→ DATA SEGMENT:

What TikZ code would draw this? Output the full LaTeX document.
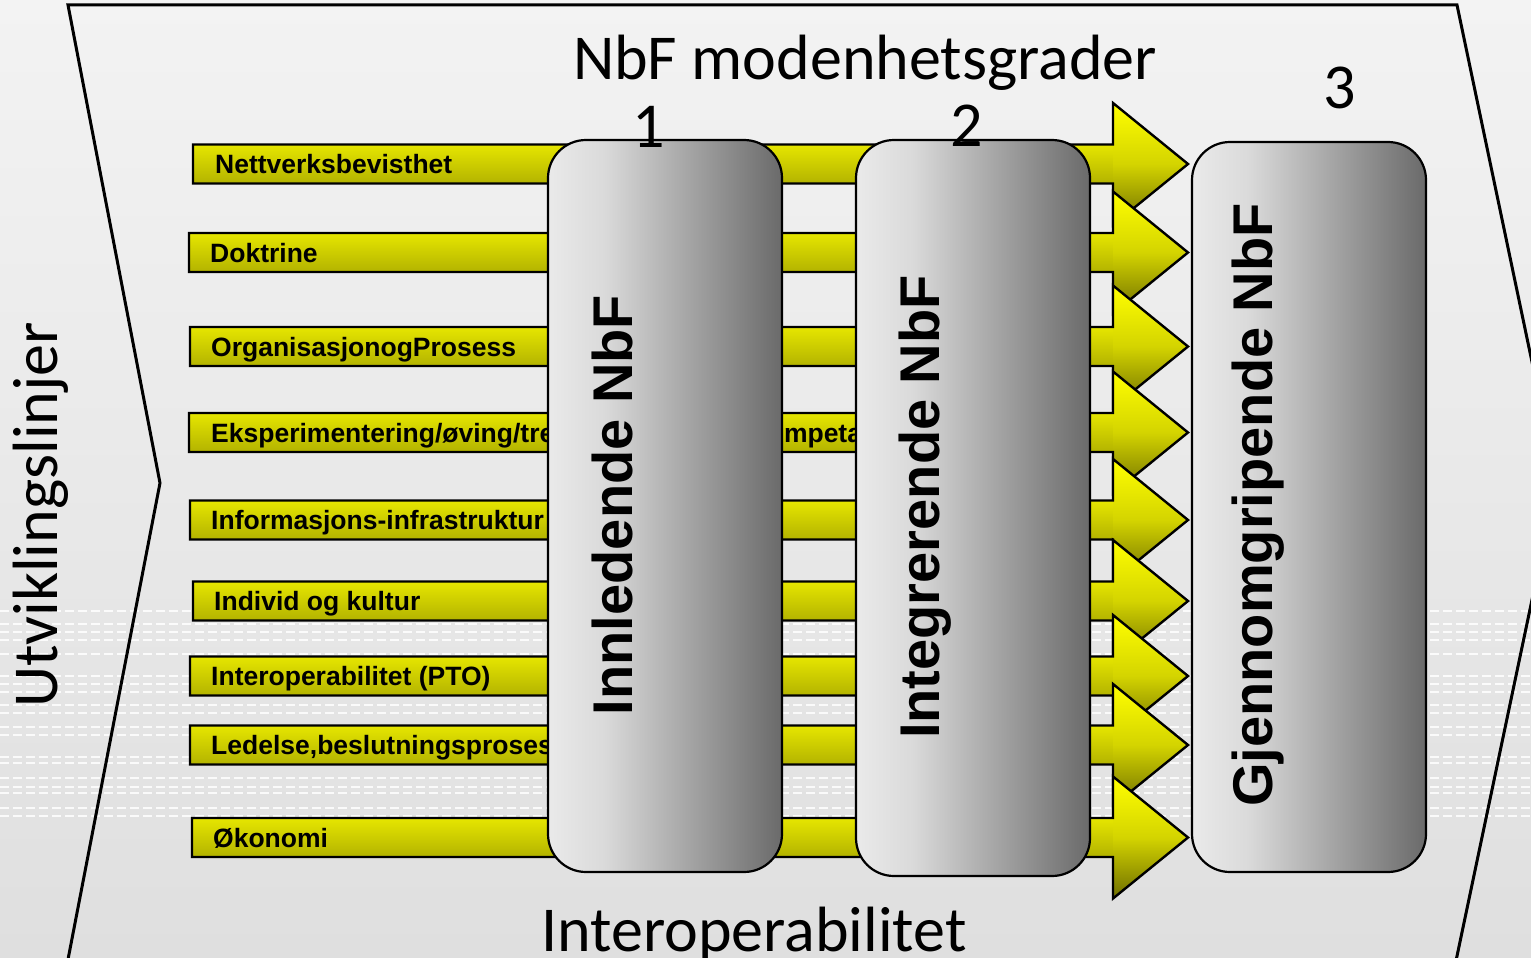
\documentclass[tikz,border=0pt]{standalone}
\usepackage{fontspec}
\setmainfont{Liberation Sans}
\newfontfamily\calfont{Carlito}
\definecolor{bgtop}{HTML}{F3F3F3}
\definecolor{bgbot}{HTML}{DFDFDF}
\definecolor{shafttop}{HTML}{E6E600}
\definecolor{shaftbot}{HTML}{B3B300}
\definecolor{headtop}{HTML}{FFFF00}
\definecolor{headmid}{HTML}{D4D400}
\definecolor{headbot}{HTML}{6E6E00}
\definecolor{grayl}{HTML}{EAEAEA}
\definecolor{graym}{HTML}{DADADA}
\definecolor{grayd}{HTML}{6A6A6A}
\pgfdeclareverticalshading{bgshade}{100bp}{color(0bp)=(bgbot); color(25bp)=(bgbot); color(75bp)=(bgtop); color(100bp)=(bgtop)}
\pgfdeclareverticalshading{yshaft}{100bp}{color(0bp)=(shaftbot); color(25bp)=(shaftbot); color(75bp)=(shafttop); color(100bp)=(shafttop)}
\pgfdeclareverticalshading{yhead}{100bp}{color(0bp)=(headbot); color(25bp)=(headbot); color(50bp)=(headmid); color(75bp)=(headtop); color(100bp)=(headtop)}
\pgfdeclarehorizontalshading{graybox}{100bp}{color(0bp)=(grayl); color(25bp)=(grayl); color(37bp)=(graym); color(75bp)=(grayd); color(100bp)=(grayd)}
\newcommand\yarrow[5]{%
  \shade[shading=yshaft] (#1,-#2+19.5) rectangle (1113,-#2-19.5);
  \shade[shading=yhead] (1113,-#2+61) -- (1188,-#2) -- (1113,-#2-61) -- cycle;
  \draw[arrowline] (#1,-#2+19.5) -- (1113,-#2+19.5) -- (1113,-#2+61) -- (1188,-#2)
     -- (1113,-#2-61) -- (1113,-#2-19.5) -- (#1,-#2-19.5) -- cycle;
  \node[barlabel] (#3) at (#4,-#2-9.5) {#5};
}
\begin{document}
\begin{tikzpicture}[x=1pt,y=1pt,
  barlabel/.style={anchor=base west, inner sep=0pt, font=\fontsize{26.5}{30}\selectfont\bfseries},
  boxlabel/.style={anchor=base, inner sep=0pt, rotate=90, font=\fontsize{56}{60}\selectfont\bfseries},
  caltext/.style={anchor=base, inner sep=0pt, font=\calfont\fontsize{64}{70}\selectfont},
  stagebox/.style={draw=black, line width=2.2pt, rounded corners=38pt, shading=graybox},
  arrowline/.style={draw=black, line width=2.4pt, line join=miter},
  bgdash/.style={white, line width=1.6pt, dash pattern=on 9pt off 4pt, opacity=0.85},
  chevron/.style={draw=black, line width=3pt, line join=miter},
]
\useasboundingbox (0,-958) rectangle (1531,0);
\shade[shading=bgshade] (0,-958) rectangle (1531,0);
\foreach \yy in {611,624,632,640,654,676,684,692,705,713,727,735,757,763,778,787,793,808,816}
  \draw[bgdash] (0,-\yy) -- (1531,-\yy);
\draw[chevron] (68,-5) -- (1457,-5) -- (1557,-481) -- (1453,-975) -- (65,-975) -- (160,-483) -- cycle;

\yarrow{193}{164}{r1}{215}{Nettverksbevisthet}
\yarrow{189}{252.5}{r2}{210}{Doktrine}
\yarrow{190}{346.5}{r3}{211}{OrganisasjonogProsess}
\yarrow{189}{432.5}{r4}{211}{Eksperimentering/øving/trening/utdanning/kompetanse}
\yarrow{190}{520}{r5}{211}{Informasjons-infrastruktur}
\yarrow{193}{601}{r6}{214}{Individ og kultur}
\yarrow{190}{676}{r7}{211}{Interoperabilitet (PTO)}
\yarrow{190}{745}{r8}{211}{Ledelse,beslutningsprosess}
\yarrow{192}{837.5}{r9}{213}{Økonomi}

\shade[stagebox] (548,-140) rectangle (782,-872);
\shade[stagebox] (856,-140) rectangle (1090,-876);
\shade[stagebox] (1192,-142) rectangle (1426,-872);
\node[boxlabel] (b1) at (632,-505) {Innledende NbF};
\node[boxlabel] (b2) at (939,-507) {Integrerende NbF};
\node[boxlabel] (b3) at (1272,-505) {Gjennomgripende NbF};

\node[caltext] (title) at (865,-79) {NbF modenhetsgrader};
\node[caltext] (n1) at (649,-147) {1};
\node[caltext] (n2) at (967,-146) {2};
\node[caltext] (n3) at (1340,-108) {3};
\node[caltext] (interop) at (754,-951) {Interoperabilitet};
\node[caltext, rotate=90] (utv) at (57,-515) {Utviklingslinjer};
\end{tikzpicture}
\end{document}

→ DIRECTIVE: Without the pictures, write out all of the material exactly.

→ COMPLETE RESPONSE:
What TikZ code would draw this? Output the full LaTeX document.
\documentclass[tikz,border=0pt]{standalone}
\usepackage{fontspec}
\setmainfont{Liberation Sans}
\newfontfamily\calfont{Carlito}
\definecolor{bgtop}{HTML}{F3F3F3}
\definecolor{bgbot}{HTML}{DFDFDF}
\definecolor{shafttop}{HTML}{E6E600}
\definecolor{shaftbot}{HTML}{B3B300}
\definecolor{headtop}{HTML}{FFFF00}
\definecolor{headmid}{HTML}{D4D400}
\definecolor{headbot}{HTML}{6E6E00}
\definecolor{grayl}{HTML}{EAEAEA}
\definecolor{graym}{HTML}{DADADA}
\definecolor{grayd}{HTML}{6A6A6A}
\pgfdeclareverticalshading{bgshade}{100bp}{color(0bp)=(bgbot); color(25bp)=(bgbot); color(75bp)=(bgtop); color(100bp)=(bgtop)}
\pgfdeclareverticalshading{yshaft}{100bp}{color(0bp)=(shaftbot); color(25bp)=(shaftbot); color(75bp)=(shafttop); color(100bp)=(shafttop)}
\pgfdeclareverticalshading{yhead}{100bp}{color(0bp)=(headbot); color(25bp)=(headbot); color(50bp)=(headmid); color(75bp)=(headtop); color(100bp)=(headtop)}
\pgfdeclarehorizontalshading{graybox}{100bp}{color(0bp)=(grayl); color(25bp)=(grayl); color(37bp)=(graym); color(75bp)=(grayd); color(100bp)=(grayd)}
\newcommand\yarrow[5]{%
  \shade[shading=yshaft] (#1,-#2+19.5) rectangle (1113,-#2-19.5);
  \shade[shading=yhead] (1113,-#2+61) -- (1188,-#2) -- (1113,-#2-61) -- cycle;
  \draw[arrowline] (#1,-#2+19.5) -- (1113,-#2+19.5) -- (1113,-#2+61) -- (1188,-#2)
     -- (1113,-#2-61) -- (1113,-#2-19.5) -- (#1,-#2-19.5) -- cycle;
  \node[barlabel] (#3) at (#4,-#2-9.5) {#5};
}
\begin{document}
\begin{tikzpicture}[x=1pt,y=1pt,
  barlabel/.style={anchor=base west, inner sep=0pt, font=\fontsize{26.5}{30}\selectfont\bfseries},
  boxlabel/.style={anchor=base, inner sep=0pt, rotate=90, font=\fontsize{56}{60}\selectfont\bfseries},
  caltext/.style={anchor=base, inner sep=0pt, font=\calfont\fontsize{64}{70}\selectfont},
  stagebox/.style={draw=black, line width=2.2pt, rounded corners=38pt, shading=graybox},
  arrowline/.style={draw=black, line width=2.4pt, line join=miter},
  bgdash/.style={white, line width=1.6pt, dash pattern=on 9pt off 4pt, opacity=0.85},
  chevron/.style={draw=black, line width=3pt, line join=miter},
]
\useasboundingbox (0,-958) rectangle (1531,0);
\shade[shading=bgshade] (0,-958) rectangle (1531,0);
\foreach \yy in {611,624,632,640,654,676,684,692,705,713,727,735,757,763,778,787,793,808,816}
  \draw[bgdash] (0,-\yy) -- (1531,-\yy);
\draw[chevron] (68,-5) -- (1457,-5) -- (1557,-481) -- (1453,-975) -- (65,-975) -- (160,-483) -- cycle;

\yarrow{193}{164}{r1}{215}{Nettverksbevisthet}
\yarrow{189}{252.5}{r2}{210}{Doktrine}
\yarrow{190}{346.5}{r3}{211}{OrganisasjonogProsess}
\yarrow{189}{432.5}{r4}{211}{Eksperimentering/øving/trening/utdanning/kompetanse}
\yarrow{190}{520}{r5}{211}{Informasjons-infrastruktur}
\yarrow{193}{601}{r6}{214}{Individ og kultur}
\yarrow{190}{676}{r7}{211}{Interoperabilitet (PTO)}
\yarrow{190}{745}{r8}{211}{Ledelse,beslutningsprosess}
\yarrow{192}{837.5}{r9}{213}{Økonomi}

\shade[stagebox] (548,-140) rectangle (782,-872);
\shade[stagebox] (856,-140) rectangle (1090,-876);
\shade[stagebox] (1192,-142) rectangle (1426,-872);
\node[boxlabel] (b1) at (632,-505) {Innledende NbF};
\node[boxlabel] (b2) at (939,-507) {Integrerende NbF};
\node[boxlabel] (b3) at (1272,-505) {Gjennomgripende NbF};

\node[caltext] (title) at (865,-79) {NbF modenhetsgrader};
\node[caltext] (n1) at (649,-147) {1};
\node[caltext] (n2) at (967,-146) {2};
\node[caltext] (n3) at (1340,-108) {3};
\node[caltext] (interop) at (754,-951) {Interoperabilitet};
\node[caltext, rotate=90] (utv) at (57,-515) {Utviklingslinjer};
\end{tikzpicture}
\end{document}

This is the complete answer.